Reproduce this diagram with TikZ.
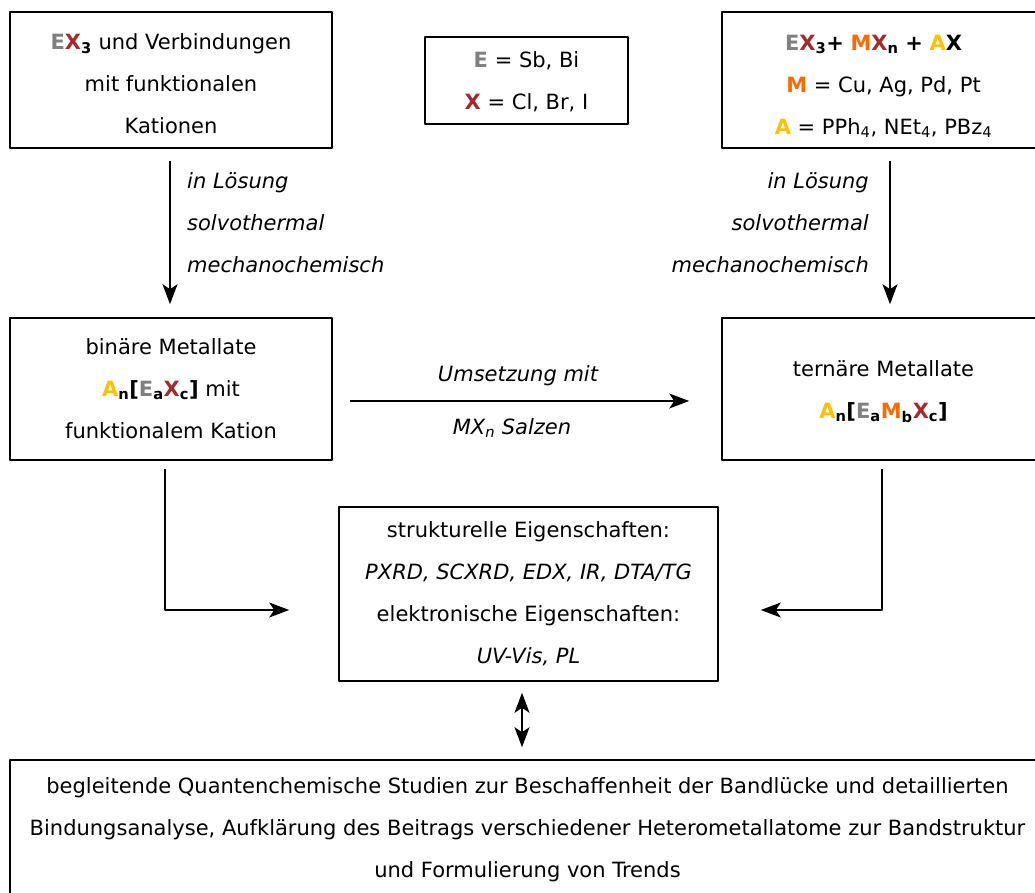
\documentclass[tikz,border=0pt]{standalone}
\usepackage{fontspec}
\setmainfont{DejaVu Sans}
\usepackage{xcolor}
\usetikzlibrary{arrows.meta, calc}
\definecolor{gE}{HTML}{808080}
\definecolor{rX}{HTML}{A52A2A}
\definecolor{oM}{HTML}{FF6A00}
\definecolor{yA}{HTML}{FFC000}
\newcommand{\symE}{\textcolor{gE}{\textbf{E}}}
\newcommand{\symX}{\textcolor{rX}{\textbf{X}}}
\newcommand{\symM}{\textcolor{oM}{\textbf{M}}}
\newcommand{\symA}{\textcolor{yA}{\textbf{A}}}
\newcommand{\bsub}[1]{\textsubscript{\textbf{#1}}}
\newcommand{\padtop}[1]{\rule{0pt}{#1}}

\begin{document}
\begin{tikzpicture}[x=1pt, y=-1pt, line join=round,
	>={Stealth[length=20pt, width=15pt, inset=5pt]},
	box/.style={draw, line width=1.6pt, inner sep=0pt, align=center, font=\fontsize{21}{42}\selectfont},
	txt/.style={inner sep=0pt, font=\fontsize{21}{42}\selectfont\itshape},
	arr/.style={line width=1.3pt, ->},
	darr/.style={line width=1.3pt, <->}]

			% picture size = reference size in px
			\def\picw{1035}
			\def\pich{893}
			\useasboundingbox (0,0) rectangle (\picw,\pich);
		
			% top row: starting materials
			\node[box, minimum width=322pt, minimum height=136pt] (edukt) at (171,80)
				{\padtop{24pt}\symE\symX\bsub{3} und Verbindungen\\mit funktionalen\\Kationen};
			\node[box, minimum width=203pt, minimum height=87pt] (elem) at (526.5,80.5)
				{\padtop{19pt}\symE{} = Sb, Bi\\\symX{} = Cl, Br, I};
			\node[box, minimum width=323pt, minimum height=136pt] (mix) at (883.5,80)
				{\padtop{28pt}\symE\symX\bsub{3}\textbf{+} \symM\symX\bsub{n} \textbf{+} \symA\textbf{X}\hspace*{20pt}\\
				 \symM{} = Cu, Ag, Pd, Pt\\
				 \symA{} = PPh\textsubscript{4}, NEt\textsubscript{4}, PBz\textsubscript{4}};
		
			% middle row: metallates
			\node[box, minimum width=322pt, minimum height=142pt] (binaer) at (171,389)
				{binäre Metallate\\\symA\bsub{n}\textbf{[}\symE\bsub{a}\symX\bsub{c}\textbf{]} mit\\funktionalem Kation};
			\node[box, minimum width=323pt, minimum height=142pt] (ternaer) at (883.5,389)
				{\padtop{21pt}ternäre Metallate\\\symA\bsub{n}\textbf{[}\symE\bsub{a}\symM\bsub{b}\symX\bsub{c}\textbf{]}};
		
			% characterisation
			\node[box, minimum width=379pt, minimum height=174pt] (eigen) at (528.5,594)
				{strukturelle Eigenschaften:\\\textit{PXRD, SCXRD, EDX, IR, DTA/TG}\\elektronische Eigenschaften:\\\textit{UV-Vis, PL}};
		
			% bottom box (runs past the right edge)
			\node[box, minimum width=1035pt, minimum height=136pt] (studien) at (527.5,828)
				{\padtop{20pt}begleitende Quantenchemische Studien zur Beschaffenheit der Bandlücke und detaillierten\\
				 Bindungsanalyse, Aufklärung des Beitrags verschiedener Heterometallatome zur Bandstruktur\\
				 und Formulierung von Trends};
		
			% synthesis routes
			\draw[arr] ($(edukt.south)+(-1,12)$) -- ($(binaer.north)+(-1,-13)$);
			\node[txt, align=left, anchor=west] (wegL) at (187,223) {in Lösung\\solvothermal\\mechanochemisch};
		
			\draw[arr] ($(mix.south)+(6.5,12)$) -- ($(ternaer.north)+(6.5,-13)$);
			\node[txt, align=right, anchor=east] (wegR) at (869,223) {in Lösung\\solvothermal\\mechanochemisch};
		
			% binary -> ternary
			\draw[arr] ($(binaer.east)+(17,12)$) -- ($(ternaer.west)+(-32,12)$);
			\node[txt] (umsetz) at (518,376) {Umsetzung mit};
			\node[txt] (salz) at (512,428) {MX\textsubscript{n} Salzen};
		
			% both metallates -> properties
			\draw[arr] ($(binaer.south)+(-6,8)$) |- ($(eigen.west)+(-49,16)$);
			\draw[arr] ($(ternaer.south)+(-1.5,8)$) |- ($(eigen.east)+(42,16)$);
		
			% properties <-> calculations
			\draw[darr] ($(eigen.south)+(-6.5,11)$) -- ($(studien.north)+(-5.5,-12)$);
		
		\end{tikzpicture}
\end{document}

● ● ●

# GIVEN EXERCISE
What is needed is an exact reproduction of the data, pictures excluded.

# ANSWER TO THIS PROBLEM
Reproduce this diagram with TikZ.
\documentclass[tikz,border=0pt]{standalone}
\usepackage{fontspec}
\setmainfont{DejaVu Sans}
\usepackage{xcolor}
\usetikzlibrary{arrows.meta, calc}
\definecolor{gE}{HTML}{808080}
\definecolor{rX}{HTML}{A52A2A}
\definecolor{oM}{HTML}{FF6A00}
\definecolor{yA}{HTML}{FFC000}
\newcommand{\symE}{\textcolor{gE}{\textbf{E}}}
\newcommand{\symX}{\textcolor{rX}{\textbf{X}}}
\newcommand{\symM}{\textcolor{oM}{\textbf{M}}}
\newcommand{\symA}{\textcolor{yA}{\textbf{A}}}
\newcommand{\bsub}[1]{\textsubscript{\textbf{#1}}}
\newcommand{\padtop}[1]{\rule{0pt}{#1}}

\begin{document}
\begin{tikzpicture}[x=1pt, y=-1pt, line join=round,
	>={Stealth[length=20pt, width=15pt, inset=5pt]},
	box/.style={draw, line width=1.6pt, inner sep=0pt, align=center, font=\fontsize{21}{42}\selectfont},
	txt/.style={inner sep=0pt, font=\fontsize{21}{42}\selectfont\itshape},
	arr/.style={line width=1.3pt, ->},
	darr/.style={line width=1.3pt, <->}]

			% picture size = reference size in px
			\def\picw{1035}
			\def\pich{893}
			\useasboundingbox (0,0) rectangle (\picw,\pich);
		
			% top row: starting materials
			\node[box, minimum width=322pt, minimum height=136pt] (edukt) at (171,80)
				{\padtop{24pt}\symE\symX\bsub{3} und Verbindungen\\mit funktionalen\\Kationen};
			\node[box, minimum width=203pt, minimum height=87pt] (elem) at (526.5,80.5)
				{\padtop{19pt}\symE{} = Sb, Bi\\\symX{} = Cl, Br, I};
			\node[box, minimum width=323pt, minimum height=136pt] (mix) at (883.5,80)
				{\padtop{28pt}\symE\symX\bsub{3}\textbf{+} \symM\symX\bsub{n} \textbf{+} \symA\textbf{X}\hspace*{20pt}\\
				 \symM{} = Cu, Ag, Pd, Pt\\
				 \symA{} = PPh\textsubscript{4}, NEt\textsubscript{4}, PBz\textsubscript{4}};
		
			% middle row: metallates
			\node[box, minimum width=322pt, minimum height=142pt] (binaer) at (171,389)
				{binäre Metallate\\\symA\bsub{n}\textbf{[}\symE\bsub{a}\symX\bsub{c}\textbf{]} mit\\funktionalem Kation};
			\node[box, minimum width=323pt, minimum height=142pt] (ternaer) at (883.5,389)
				{\padtop{21pt}ternäre Metallate\\\symA\bsub{n}\textbf{[}\symE\bsub{a}\symM\bsub{b}\symX\bsub{c}\textbf{]}};
		
			% characterisation
			\node[box, minimum width=379pt, minimum height=174pt] (eigen) at (528.5,594)
				{strukturelle Eigenschaften:\\\textit{PXRD, SCXRD, EDX, IR, DTA/TG}\\elektronische Eigenschaften:\\\textit{UV-Vis, PL}};
		
			% bottom box (runs past the right edge)
			\node[box, minimum width=1035pt, minimum height=136pt] (studien) at (527.5,828)
				{\padtop{20pt}begleitende Quantenchemische Studien zur Beschaffenheit der Bandlücke und detaillierten\\
				 Bindungsanalyse, Aufklärung des Beitrags verschiedener Heterometallatome zur Bandstruktur\\
				 und Formulierung von Trends};
		
			% synthesis routes
			\draw[arr] ($(edukt.south)+(-1,12)$) -- ($(binaer.north)+(-1,-13)$);
			\node[txt, align=left, anchor=west] (wegL) at (187,223) {in Lösung\\solvothermal\\mechanochemisch};
		
			\draw[arr] ($(mix.south)+(6.5,12)$) -- ($(ternaer.north)+(6.5,-13)$);
			\node[txt, align=right, anchor=east] (wegR) at (869,223) {in Lösung\\solvothermal\\mechanochemisch};
		
			% binary -> ternary
			\draw[arr] ($(binaer.east)+(17,12)$) -- ($(ternaer.west)+(-32,12)$);
			\node[txt] (umsetz) at (518,376) {Umsetzung mit};
			\node[txt] (salz) at (512,428) {MX\textsubscript{n} Salzen};
		
			% both metallates -> properties
			\draw[arr] ($(binaer.south)+(-6,8)$) |- ($(eigen.west)+(-49,16)$);
			\draw[arr] ($(ternaer.south)+(-1.5,8)$) |- ($(eigen.east)+(42,16)$);
		
			% properties <-> calculations
			\draw[darr] ($(eigen.south)+(-6.5,11)$) -- ($(studien.north)+(-5.5,-12)$);
		
		\end{tikzpicture}
\end{document}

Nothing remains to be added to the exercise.